The flower spike of L. rigidum may become infected by a certain species of bacteria, which results in the production of corynetoxins which are toxic to livestock; ingestion of infected material causes a disease, known as annual ryegrass toxicity or annual ryegrass staggers, which is known to occur in the west and south of Australia and in South Africa. The infection is caused by the bacterium Rathayibacter toxicus, which is introduced into the grass by the nematode Anguina funesta. This nematode causes galls on the grass flower spikes and it is in these that the bacteria multiply. Infected galls are present in the winter, but become more toxic as the inflorescence dies in spring. The disease occurs when the pasture is grazed at this toxic stage. Topping the pasture before grazing may prevent the condition, but the seed heads are still toxic when preserved as hay. The symptoms of poisoning are neurological, often causing a mortality rate of forty to fifty percent in infected animals.

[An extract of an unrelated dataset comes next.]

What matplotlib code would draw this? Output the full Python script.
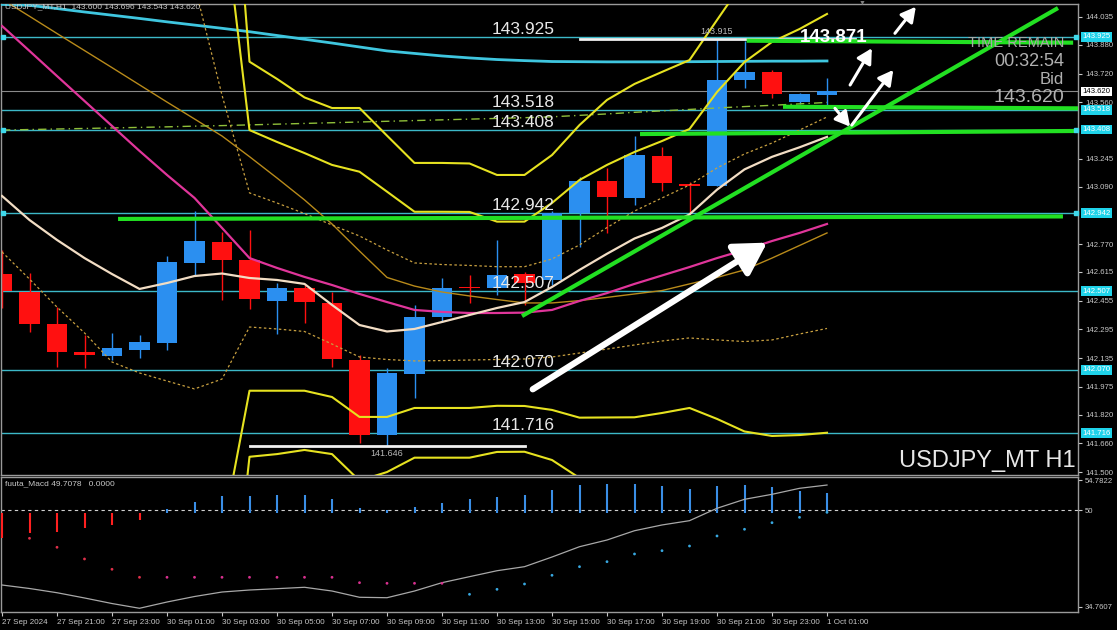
import matplotlib
matplotlib.use('Agg')
import matplotlib.pyplot as plt
import numpy as np

plt.rcParams['font.family'] = ['Liberation Sans', 'DejaVu Sans']

nan = np.nan

# ---- data (USDJPY_MT H1) ----
time_labels = ['27 Sep 2024', '27 Sep 21:00', '27 Sep 23:00', '30 Sep 01:00', '30 Sep 03:00',
               '30 Sep 05:00', '30 Sep 07:00', '30 Sep 09:00', '30 Sep 11:00', '30 Sep 13:00',
               '30 Sep 15:00', '30 Sep 17:00', '30 Sep 19:00', '30 Sep 21:00', '30 Sep 23:00',
               '1 Oct 01:00']

opens = [142.603, 142.505, 142.325, 142.167, 142.148, 142.180, 142.221, 142.663, 142.783, 142.681,
         142.453, 142.524, 142.443, 142.124, 141.706, 142.044, 142.362, 142.529, 142.524, 142.603,
         142.570, 142.941, 143.123, 143.025, 143.261, 143.105, 143.095, 143.684, 143.727, 143.563,
         143.600]
highs = [142.737, 142.609, 142.419, 142.263, 142.273, 142.263, 142.703, 142.956, 142.839, 142.848,
         142.553, 142.542, 142.505, 142.152, 142.078, 142.430, 142.579, 142.598, 142.793, 142.614,
         142.954, 143.145, 143.192, 143.372, 143.309, 143.117, 143.915, 143.903, 143.740, 143.613,
         143.696]
lows = [142.414, 142.282, 142.087, 142.080, 142.124, 142.135, 142.180, 142.598, 142.458, 142.407,
        142.269, 142.330, 142.087, 141.660, 141.646, 141.911, 142.336, 142.443, 142.486, 142.430,
        142.542, 142.755, 142.830, 142.988, 143.067, 142.945, 143.094, 143.638, 143.582, 143.550,
        143.543]
closes = [142.508, 142.325, 142.170, 142.152, 142.189, 142.224, 142.668, 142.789, 142.681, 142.464,
          142.524, 142.449, 142.128, 141.706, 142.050, 142.362, 142.524, 142.526, 142.598, 142.555,
          142.941, 143.123, 143.034, 143.266, 143.109, 143.094, 143.684, 143.727, 143.606, 143.606,
          143.620]

ma_cyan = [144.105, 144.100, 144.082, 144.063, 144.045, 144.027, 144.008, 143.990, 143.972, 143.953,
           143.932, 143.911, 143.890, 143.868, 143.846, 143.832, 143.818, 143.807, 143.798, 143.792,
           143.787, 143.786, 143.785, 143.785, 143.785, 143.786, 143.787, 143.788, 143.789, 143.789,
           143.790]
ma_magenta = [143.985, 143.846, 143.706, 143.567, 143.428, 143.289, 143.155, 143.027, 142.860, 142.692,
              142.637, 142.587, 142.542, 142.492, 142.447, 142.403, 142.392, 142.386, 142.386, 142.388,
              142.403, 142.453, 142.497, 142.548, 142.595, 142.642, 142.692, 142.737, 142.787, 142.832,
              142.882]
ma_cream = [143.038, 142.904, 142.793, 142.692, 142.603, 142.520, 142.553, 142.592, 142.606, 142.581,
            142.570, 142.548, 142.431, 142.319, 142.283, 142.297, 142.336, 142.375, 142.414, 142.447,
            142.531, 142.626, 142.716, 142.801, 142.860, 142.935, 143.073, 143.186, 143.256, 143.309,
            143.367]
ma_tan = [144.134, 144.039, 143.943, 143.848, 143.753, 143.657, 143.561, 143.467, 143.372, 143.257,
          143.138, 143.016, 142.882, 142.731, 142.584, 142.536, 142.503, 142.481, 142.461, 142.442,
          142.442, 142.455, 142.473, 142.492, 142.511, 142.548, 142.584, 142.626, 142.692, 142.762,
          142.832]
ma_dashdot = [143.405, 143.408, 143.411, 143.414, 143.417, 143.420, 143.423, 143.427, 143.430, 143.434,
              143.438, 143.442, 143.446, 143.450, 143.454, 143.458, 143.462, 143.466, 143.470, 143.474,
              143.479, 143.487, 143.495, 143.504, 143.512, 143.520, 143.528, 143.536, 143.543, 143.551,
              143.559]
env_upper = [nan] * 7 + [144.213, 143.600, 143.055, 142.999, 142.940, 142.876, 142.815, 142.737,
                         142.665, 142.656, 142.651, 142.644, 142.644, 142.687, 142.765, 142.862,
                         142.954, 143.027, 143.099, 143.194, 143.272, 143.333, 143.405, 143.478]
env_lower = [142.726, 142.575, 142.419, 142.275, 142.113, 142.052, 142.007, 141.963, 142.018, 142.308,
             142.297, 142.283, 142.213, 142.141, 142.127, 142.119, 142.121, 142.124, 142.127, 142.130,
             142.141, 142.163, 142.185, 142.208, 142.230, 142.247, 142.236, 142.227, 142.236, 142.269,
             142.300]
bb_up2 = [nan] * 8 + [145.717, 143.786, 143.690, 143.587, 143.528, 143.528, 143.374, 143.222, 143.222,
                      143.219, 143.155, 143.155, 143.266, 143.433, 143.573, 143.662, 143.729, 143.795,
                      144.018, 144.240, 144.350, 144.430, 144.510]
bb_up1 = [nan] * 8 + [144.691, 143.405, 143.339, 143.277, 143.211, 143.173, 143.062, 142.950, 142.950,
                      142.949, 142.895, 142.895, 142.999, 143.127, 143.211, 143.283, 143.344, 143.411,
                      143.617, 143.784, 143.896, 143.968, 144.052]
bb_lo1 = [nan] * 8 + [141.146, 141.953, 141.953, 141.953, 141.918, 141.807, 141.807, 141.857, 141.857,
                      141.857, 141.869, 141.868, 141.846, 141.803, 141.804, 141.805, 141.829, 141.857,
                      141.796, 141.726, 141.701, 141.706, 141.719]
bb_lo2 = [nan] * 8 + [140.185, 141.585, 141.600, 141.623, 141.600, 141.452, 141.500, 141.580, 141.580,
                      141.580, 141.612, 141.613, 141.567, 141.467, 141.443, 141.426, 141.444, 141.473,
                      141.395, 141.270, 141.250, 141.240, 141.260]

# grid labels that are not hidden behind the level boxes
price_ticks = [144.035, 143.880, 143.720, 143.560, 143.245, 143.090, 142.770,
               142.615, 142.455, 142.295, 142.135, 141.975, 141.820, 141.660, 141.500]
hline_levels = [143.925, 143.518, 143.408, 142.942, 142.507, 142.070, 141.716]
anchored_levels = [143.925, 143.408, 142.942]
bid = 143.620
bid_high_label = 143.871

# drawn objects (bar index, price)
green_lines = [(4.22, 142.910, 38.58, 142.924), (23.2, 143.383, 39.02, 143.400),
               (28.4, 143.535, 39.13, 143.526), (27.08, 143.903, 38.95, 143.892),
               (18.91, 142.369, 38.4, 144.085)]
white_lines = [(21.0, 31.0, 143.915), (9.0, 19.0, 141.646)]
small_arrows = [((30.29, 143.526), (30.84, 143.424)), ((30.84, 143.656), (31.63, 143.861)),
                ((30.90, 143.433), (32.41, 143.740)), ((32.47, 143.944), (33.23, 144.092))]
big_arrow = ((19.30, 141.961), (27.82, 142.778))

# oscillator (fuuta_Macd)
macd_hist = [45.65, 46.44, 46.60, 47.23, 47.71, 48.50, 50.24, 51.34, 52.29, 52.29, 52.45, 52.45, 51.82,
             50.40, 50.08, 50.55, 51.19, 51.82, 52.14, 52.45, 53.24, 54.03, 54.19, 54.19, 53.92, 53.40,
             53.92, 54.03, 53.72, 53.13, 52.72]
macd_dots = [nan, 45.60, 44.18, 42.33, 40.70, 39.43, 39.43, 39.43, 39.43, 39.43, 39.43, 39.43, 39.43,
             38.58, 38.48, 38.48, 38.48, 36.74, 37.53, 38.37, 39.75, 41.11, 41.90, 43.12, 43.64, 44.38,
             45.97, 47.03, 48.07, 48.92, 49.7078]
macd_signal = [38.21, 37.66, 36.99, 36.16, 35.28, 34.53, 35.52, 36.39, 37.10, 37.42, 37.63, 37.85,
               37.26, 36.27, 36.20, 37.26, 38.58, 39.53, 40.47, 41.11, 42.64, 44.27, 45.33, 46.80,
               47.71, 48.39, 50.35, 51.77, 52.56, 53.51, 54.03]
macd_ticks = [54.7822, 50, 34.7607]

# ---- figure ----
W, H = 1117, 630
fig = plt.figure(figsize=(W / 100, H / 100), dpi=100, facecolor='black')


def box(x0, y0, x1, y1):
    return [x0 / W, 1 - y1 / H, (x1 - x0) / W, (y1 - y0) / H]


def fx(px):
    return px / W


def fy(py):
    return 1 - py / H


x = np.arange(len(opens))
xlim = (-1 / 27.5, 1076 / 27.5)

ax = fig.add_axes(box(1, 4, 1078, 475))
ax2 = fig.add_axes(box(1, 477, 1078, 612))
for a in (ax, ax2):
    a.set_facecolor('black')
    a.set_xlim(*xlim)
    for s in a.spines.values():
        s.set_color('#9a9a9a')
        s.set_linewidth(1)

ax.set_ylim(141.4835, 144.1074)
ax2.set_ylim(33.94, 55.30)

# horizontal levels
for lv in hline_levels:
    ax.axhline(lv, color='#3cb8c8', lw=1, zorder=1)
ax.axhline(bid, color='#8a8a8a', lw=0.8, zorder=1)

# candles
o, h, l, c = map(np.array, (opens, highs, lows, closes))
up = c >= o
cols = np.where(up, '#2b8ff0', '#ff1010')
ax.vlines(x, l, h, colors=cols, lw=1, zorder=2)
body = np.maximum(np.abs(c - o), 0.006)
ax.bar(x, body, bottom=np.minimum(o, c), width=0.74, color=cols, zorder=2.2)

# indicators
ax.plot(x, ma_cyan, color='#3fc6df', lw=2, zorder=3)
ax.plot(x, ma_tan, color='#b88a1a', lw=1, zorder=3)
ax.plot(x, env_upper, color='#c8a040', lw=0.9, ls=(0, (2, 2)), zorder=3)
ax.plot(x, env_lower, color='#c8a040', lw=0.9, ls=(0, (2, 2)), zorder=3)
ax.plot(x, ma_dashdot, color='#8fbf3a', lw=1, ls=(0, (6, 3, 1, 3)), zorder=3)
for band in (bb_up2, bb_up1, bb_lo1, bb_lo2):
    ax.plot(x, band, color='#e6e220', lw=1.5, zorder=3.2)
ax.plot(x, ma_magenta, color='#e0359a', lw=1.6, zorder=3.3)
ax.plot(x, ma_cream, color='#f2ddc4', lw=1.6, zorder=3.3)

# drawn objects
for x0, y0, x1, y1 in green_lines:
    ax.plot([x0, x1], [y0, y1], color='#22e022', lw=3, zorder=5, solid_capstyle='butt')
for x0, x1, lv in white_lines:
    ax.plot([x0, x1], [lv, lv], color='#f0f0f0', lw=2, zorder=4)
ax.annotate(f'{white_lines[0][2]:.3f}', (26, white_lines[0][2]), xytext=(0, 2),
            textcoords='offset points', ha='center', va='bottom', fontsize=6.5, color='#b8b8b8', zorder=7)
ax.annotate(f'{white_lines[1][2]:.3f}', (14, white_lines[1][2]), xytext=(0, -2),
            textcoords='offset points', ha='center', va='top', fontsize=6.5, color='#b8b8b8', zorder=7)

for tail, tip in small_arrows:
    ax.annotate('', xy=tip, xytext=tail, zorder=6,
                arrowprops=dict(arrowstyle='-|>,head_length=0.55,head_width=0.3', color='white',
                                lw=2.2, mutation_scale=16, shrinkA=0, shrinkB=0))
ax.annotate('', xy=big_arrow[1], xytext=big_arrow[0], zorder=6,
            arrowprops=dict(arrowstyle='-|>,head_length=0.6,head_width=0.35', color='white',
                            lw=4.5, mutation_scale=32, shrinkA=0, shrinkB=0))

# level labels
for lv in hline_levels:
    ax.annotate(f'{lv:.3f}', (17.82, lv), xytext=(0, 0), textcoords='offset points',
                ha='left', va='bottom', fontsize=12.5, color='#e8e8e8', zorder=7)
ax.text(798 / 27.5, bid_high_label, f'{bid_high_label:.3f}', ha='left', va='bottom',
        fontsize=13.5, fontweight='bold', color='white', zorder=7)

# anchor squares
ytr = ax.get_yaxis_transform()
for lv in anchored_levels:
    ax.plot([0.002, 0.998], [lv, lv], ls='none', marker='s', ms=3, color='#3fd8ea',
            transform=ytr, clip_on=False, zorder=6)

# price axis
ax.set_xticks([])
ax.yaxis.tick_right()
ax.set_yticks(price_ticks)
ax.set_yticklabels([f'{p:.3f}' for p in price_ticks])
ax.tick_params(axis='y', colors='#c8c8c8', labelsize=5.6, length=3, width=0.8, pad=2)
for lv in hline_levels:
    ax.text(1.004, lv, f'{lv:.3f}', transform=ytr, ha='left', va='center', fontsize=5.6,
            color='white', clip_on=False, zorder=8,
            bbox=dict(boxstyle='square,pad=0.18', fc='#1fd3ea', ec='none'))
ax.text(1.004, bid, f'{bid:.3f}', transform=ytr, ha='left', va='center', fontsize=5.6,
        color='black', clip_on=False, zorder=8,
        bbox=dict(boxstyle='square,pad=0.18', fc='white', ec='none'))

# oscillator panel
hv = np.array(macd_hist)
hcols = np.where(hv >= 50, '#3a8ee6', '#ff2020')
ax2.vlines(x, 49.6, hv, colors=hcols, lw=1.5, zorder=3)
ax2.axhline(50, color='#d0d0d0', lw=0.8, ls=(0, (3, 3)), zorder=2)
ax2.plot(x, macd_signal, color='#a8a8a8', lw=0.9, zorder=3)
dcols = ['#e0304a' if i <= 5 else '#d8308f' if i <= 16 else '#38a8e0' for i in x]
ax2.scatter(x, macd_dots, s=4, c=dcols, zorder=4, linewidths=0)
ax2.yaxis.tick_right()
ax2.set_yticks(macd_ticks)
ax2.set_yticklabels(['54.7822', '50', '34.7607'])
ax2.tick_params(axis='y', colors='#c8c8c8', labelsize=5.6, length=3, width=0.8, pad=2)
ax2.set_xticks(np.arange(0, len(opens), 2))
ax2.set_xticklabels(time_labels)
ax2.tick_params(axis='x', colors='#c8c8c8', labelsize=5.8, length=3, width=0.8, pad=2)
for lab in ax2.get_xticklabels():
    lab.set_horizontalalignment('left')

# header & overlay texts
fig.text(fx(5), fy(7), f'USDJPY_MT,H1  {opens[-1]:.3f} {highs[-1]:.3f} {lows[-1]:.3f} {closes[-1]:.3f}',
         fontsize=6, color='#c8c8c8', va='center')
fig.text(fx(5), fy(484), f'fuuta_Macd {macd_dots[-1]:.4f}   0.0000', fontsize=6, color='#c8c8c8',
         va='center')
fig.text(fx(1064), fy(43), 'TIME REMAIN', fontsize=10.5, color='#a8a8a8', ha='right', va='center')
fig.text(fx(1064), fy(62), '00:32:54', fontsize=13, color='#b0b0b0', ha='right', va='center')
fig.text(fx(1064), fy(80), 'Bid', fontsize=12, color='#b0b0b0', ha='right', va='center')
fig.text(fx(1064), fy(98), f'{bid:.3f}', fontsize=14, color='#b0b0b0', ha='right', va='center')
fig.text(fx(1076), fy(461), 'USDJPY_MT H1', fontsize=17, color='#e8e8e8', ha='right', va='center')
fig.text(fx(862), fy(3), '▼', fontsize=5, color='#808080', ha='center', va='center')

fig.savefig('out.png', dpi=100, facecolor='black')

L. rigidum is susceptible to infection by ergot (Claviceps purpurea), and also by take-all fungus (Gaeumannomyces graminis) which can cause serious losses in cereal crops.

==Uses==
Lolium rigidum is grown as a forage crop in suitable areas. About 80% of the seed germinates in the autumn, soon after the first significant rains, and about 5% may remain dormant for twelve months. The plant has vigorous growth, and flowering is initiated when the day length is at least eight hours. This means that the crop has a relatively uniform flowering period in late winter/early spring.

==Damaging effects==
Because L. rigidum has been grown as a forage crop in southern Australia since the nineteenth century and seeds readily, it grows ubiquitously in the region with large, genetically diverse populations. Now that arable crops are increasingly being grown, it has become an important weed of these crops. The main reason for its success in competing with crops is its ability to produce prolific numbers of seeds per plant – up to 45,000 seeds per 1 m2 – and also its ability to compete with crops at a very early stage of their life cycle.

In addition, it serves as a host for species of the bacteria Rathayibacter toxicus (formerly Clavibacter), which cause annual ryegrass toxicity (ARGT), and can be infected by the poisonous ergot fungus, which causes ergotism in humans and other mammals.

Attempts to control it with herbicide have met with an unexpectedly high level of herbicide resistance. Over 90% of plants in some populations are tolerant to some of the widely used herbicides. Instead of wiping out the L. rigidum, the herbicides have resulted in the selection of resistant genotypes. Glyphosate resistance was first discovered in populations of rigid ryegrass in Australia in 1996. Since then, glyphosate resistance has been detected in additional populations of rigid ryegrass and Italian ryegrass in several other countries. Possible bioherbicides are being explored, including Pyrenophora seminiperda, a fungus.

L. rigidum has become one of the most serious and economically damaging weeds in southern Australia. A 2021 study listed annual ryegrass as fourth on the list of invasive species which cost Australian farmers the most over a 60-year period, at over a billion Australian dollars.